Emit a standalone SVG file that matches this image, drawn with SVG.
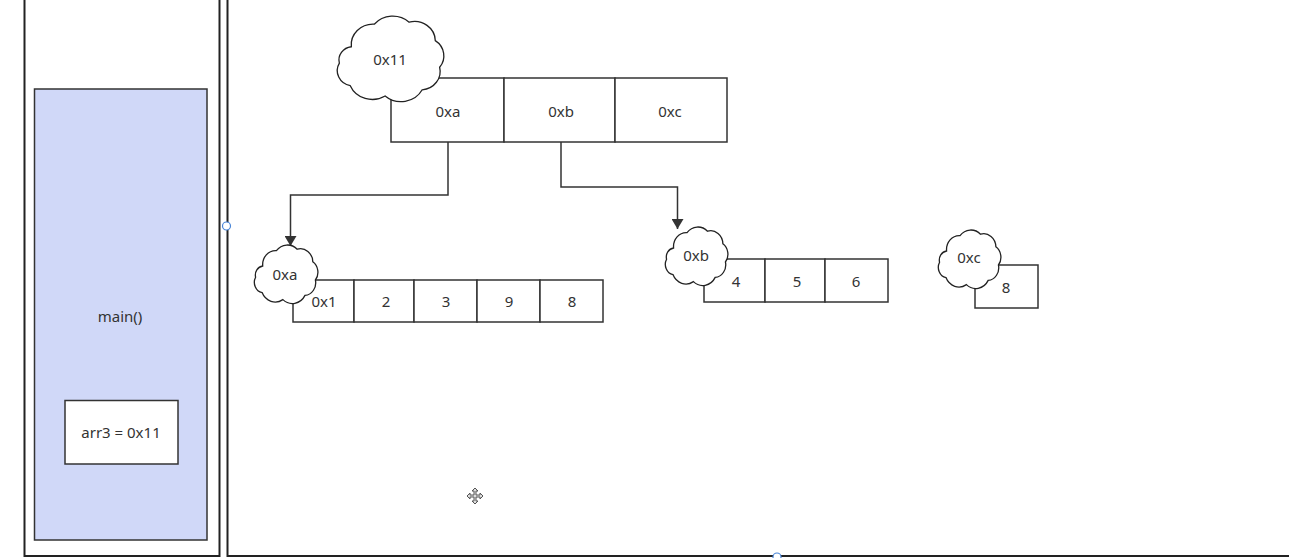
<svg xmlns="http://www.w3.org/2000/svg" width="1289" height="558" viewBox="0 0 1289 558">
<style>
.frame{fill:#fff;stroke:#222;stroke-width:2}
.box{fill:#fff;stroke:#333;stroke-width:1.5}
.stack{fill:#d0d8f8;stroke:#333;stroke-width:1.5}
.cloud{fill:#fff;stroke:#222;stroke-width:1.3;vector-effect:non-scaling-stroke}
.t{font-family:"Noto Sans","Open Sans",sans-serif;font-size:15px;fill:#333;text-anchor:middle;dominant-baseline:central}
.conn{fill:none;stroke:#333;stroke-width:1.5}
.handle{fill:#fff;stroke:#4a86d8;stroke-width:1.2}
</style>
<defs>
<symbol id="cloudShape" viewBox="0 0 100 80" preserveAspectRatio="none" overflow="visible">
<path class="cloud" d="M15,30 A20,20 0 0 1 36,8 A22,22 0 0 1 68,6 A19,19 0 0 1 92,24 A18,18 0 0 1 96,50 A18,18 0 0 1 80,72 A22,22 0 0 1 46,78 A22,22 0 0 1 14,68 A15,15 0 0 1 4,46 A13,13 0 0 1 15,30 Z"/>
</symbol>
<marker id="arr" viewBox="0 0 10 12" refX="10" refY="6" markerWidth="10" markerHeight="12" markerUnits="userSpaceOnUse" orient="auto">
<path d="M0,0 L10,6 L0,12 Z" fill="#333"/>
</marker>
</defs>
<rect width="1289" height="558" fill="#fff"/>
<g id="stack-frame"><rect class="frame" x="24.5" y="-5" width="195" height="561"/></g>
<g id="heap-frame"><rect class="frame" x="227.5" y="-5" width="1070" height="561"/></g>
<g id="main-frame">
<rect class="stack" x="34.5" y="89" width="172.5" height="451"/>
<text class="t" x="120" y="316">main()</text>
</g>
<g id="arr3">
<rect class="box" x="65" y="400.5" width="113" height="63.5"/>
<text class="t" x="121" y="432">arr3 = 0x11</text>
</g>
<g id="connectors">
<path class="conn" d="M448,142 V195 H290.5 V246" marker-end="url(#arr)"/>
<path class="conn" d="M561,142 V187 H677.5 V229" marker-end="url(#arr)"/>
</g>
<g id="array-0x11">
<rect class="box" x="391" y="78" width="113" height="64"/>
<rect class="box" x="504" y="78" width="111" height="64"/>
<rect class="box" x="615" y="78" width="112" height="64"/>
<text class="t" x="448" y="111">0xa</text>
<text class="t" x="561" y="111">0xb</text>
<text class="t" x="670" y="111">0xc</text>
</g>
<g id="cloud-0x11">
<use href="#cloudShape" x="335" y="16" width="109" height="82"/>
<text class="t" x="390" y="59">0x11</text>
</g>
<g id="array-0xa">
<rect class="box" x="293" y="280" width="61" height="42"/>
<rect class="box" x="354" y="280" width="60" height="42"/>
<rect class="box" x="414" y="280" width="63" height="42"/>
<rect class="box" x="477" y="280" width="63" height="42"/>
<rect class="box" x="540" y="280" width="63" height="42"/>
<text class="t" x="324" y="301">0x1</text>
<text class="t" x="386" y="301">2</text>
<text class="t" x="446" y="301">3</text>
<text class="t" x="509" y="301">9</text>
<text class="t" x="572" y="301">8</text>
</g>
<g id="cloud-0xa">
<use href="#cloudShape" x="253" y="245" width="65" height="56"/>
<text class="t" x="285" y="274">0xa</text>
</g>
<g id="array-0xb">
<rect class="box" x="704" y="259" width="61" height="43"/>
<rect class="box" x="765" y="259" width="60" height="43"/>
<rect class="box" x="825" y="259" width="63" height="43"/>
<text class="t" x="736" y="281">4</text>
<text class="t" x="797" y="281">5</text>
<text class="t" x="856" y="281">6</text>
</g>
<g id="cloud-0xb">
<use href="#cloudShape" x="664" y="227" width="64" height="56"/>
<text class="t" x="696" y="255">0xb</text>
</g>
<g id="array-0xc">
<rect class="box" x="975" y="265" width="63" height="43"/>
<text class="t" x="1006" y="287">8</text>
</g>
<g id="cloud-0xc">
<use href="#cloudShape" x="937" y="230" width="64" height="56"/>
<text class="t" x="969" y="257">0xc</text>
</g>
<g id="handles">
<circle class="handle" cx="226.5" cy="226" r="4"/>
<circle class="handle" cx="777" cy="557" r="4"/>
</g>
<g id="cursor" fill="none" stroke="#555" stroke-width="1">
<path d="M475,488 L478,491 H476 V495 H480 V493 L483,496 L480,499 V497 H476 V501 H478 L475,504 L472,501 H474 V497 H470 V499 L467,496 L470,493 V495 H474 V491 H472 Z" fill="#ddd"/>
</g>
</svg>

= = = = =

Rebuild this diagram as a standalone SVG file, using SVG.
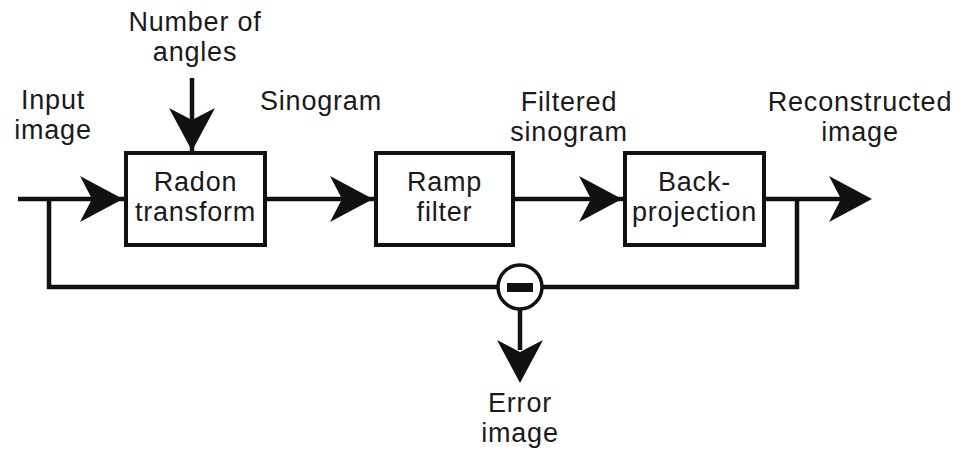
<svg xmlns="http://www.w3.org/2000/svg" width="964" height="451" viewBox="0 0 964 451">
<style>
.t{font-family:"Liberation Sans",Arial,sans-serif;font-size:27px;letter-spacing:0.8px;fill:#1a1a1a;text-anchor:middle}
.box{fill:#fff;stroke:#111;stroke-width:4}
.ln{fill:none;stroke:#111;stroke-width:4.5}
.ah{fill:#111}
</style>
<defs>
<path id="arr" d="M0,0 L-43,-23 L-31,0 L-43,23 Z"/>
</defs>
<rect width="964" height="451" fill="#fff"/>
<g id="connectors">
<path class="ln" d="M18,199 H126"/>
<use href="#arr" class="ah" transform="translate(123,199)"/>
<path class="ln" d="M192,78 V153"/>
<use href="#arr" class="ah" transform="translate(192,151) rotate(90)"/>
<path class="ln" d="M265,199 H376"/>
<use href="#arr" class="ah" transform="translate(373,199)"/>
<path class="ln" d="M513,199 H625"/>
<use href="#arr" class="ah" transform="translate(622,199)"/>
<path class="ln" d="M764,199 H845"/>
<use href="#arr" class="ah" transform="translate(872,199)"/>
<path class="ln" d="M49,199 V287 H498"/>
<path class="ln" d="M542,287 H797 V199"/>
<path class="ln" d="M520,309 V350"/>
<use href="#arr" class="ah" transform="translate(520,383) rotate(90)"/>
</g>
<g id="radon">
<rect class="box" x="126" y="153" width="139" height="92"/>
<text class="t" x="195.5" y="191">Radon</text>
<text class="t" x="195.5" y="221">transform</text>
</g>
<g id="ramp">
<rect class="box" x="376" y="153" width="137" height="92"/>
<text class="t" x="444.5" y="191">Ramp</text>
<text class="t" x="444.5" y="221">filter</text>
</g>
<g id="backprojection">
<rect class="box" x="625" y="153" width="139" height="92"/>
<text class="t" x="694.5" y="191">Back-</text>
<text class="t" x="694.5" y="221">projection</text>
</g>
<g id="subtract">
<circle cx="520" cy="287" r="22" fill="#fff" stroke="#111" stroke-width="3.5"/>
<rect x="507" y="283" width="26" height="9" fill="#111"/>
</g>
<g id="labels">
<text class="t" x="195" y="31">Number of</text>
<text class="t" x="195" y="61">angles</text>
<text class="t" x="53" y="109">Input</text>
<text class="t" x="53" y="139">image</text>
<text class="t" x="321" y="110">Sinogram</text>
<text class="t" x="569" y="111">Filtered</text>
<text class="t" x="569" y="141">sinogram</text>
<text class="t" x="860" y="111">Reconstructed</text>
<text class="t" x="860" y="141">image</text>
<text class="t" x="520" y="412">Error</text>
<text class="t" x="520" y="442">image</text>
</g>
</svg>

= = = = =

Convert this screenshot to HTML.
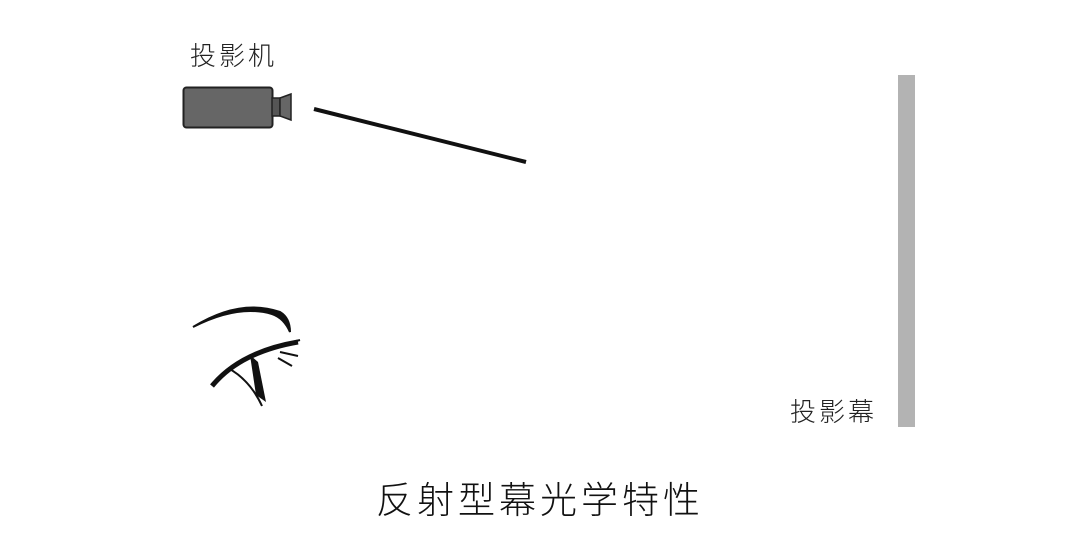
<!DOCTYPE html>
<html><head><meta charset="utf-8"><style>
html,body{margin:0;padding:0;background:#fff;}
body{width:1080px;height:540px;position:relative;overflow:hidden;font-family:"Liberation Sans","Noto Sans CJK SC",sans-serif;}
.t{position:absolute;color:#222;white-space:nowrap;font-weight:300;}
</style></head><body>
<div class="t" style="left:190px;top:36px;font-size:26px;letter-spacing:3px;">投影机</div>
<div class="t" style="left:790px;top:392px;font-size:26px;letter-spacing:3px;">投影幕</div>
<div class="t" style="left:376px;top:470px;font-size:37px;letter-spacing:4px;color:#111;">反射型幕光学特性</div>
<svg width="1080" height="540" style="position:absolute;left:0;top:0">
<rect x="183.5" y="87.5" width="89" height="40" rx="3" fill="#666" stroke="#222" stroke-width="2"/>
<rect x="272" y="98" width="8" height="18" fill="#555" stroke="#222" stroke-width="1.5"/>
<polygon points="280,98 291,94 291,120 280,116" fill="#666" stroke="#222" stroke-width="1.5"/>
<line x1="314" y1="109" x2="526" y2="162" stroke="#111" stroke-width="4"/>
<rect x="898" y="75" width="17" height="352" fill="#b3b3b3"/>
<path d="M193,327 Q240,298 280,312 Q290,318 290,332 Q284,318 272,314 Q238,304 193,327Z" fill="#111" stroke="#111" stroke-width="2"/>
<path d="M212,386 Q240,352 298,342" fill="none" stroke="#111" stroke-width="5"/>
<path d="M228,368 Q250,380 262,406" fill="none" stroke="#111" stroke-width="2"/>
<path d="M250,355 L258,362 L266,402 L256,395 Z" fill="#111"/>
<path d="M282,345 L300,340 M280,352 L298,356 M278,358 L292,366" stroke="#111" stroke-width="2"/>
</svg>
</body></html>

= = = = =

> The exercise
Where a line in the material above holds "this", copy that line.

> Answer
Emit a standalone SVG file that matches this image, drawn with SVG.
Rebuild this diagram as a standalone SVG file, using SVG.
Convert this screenshot to HTML.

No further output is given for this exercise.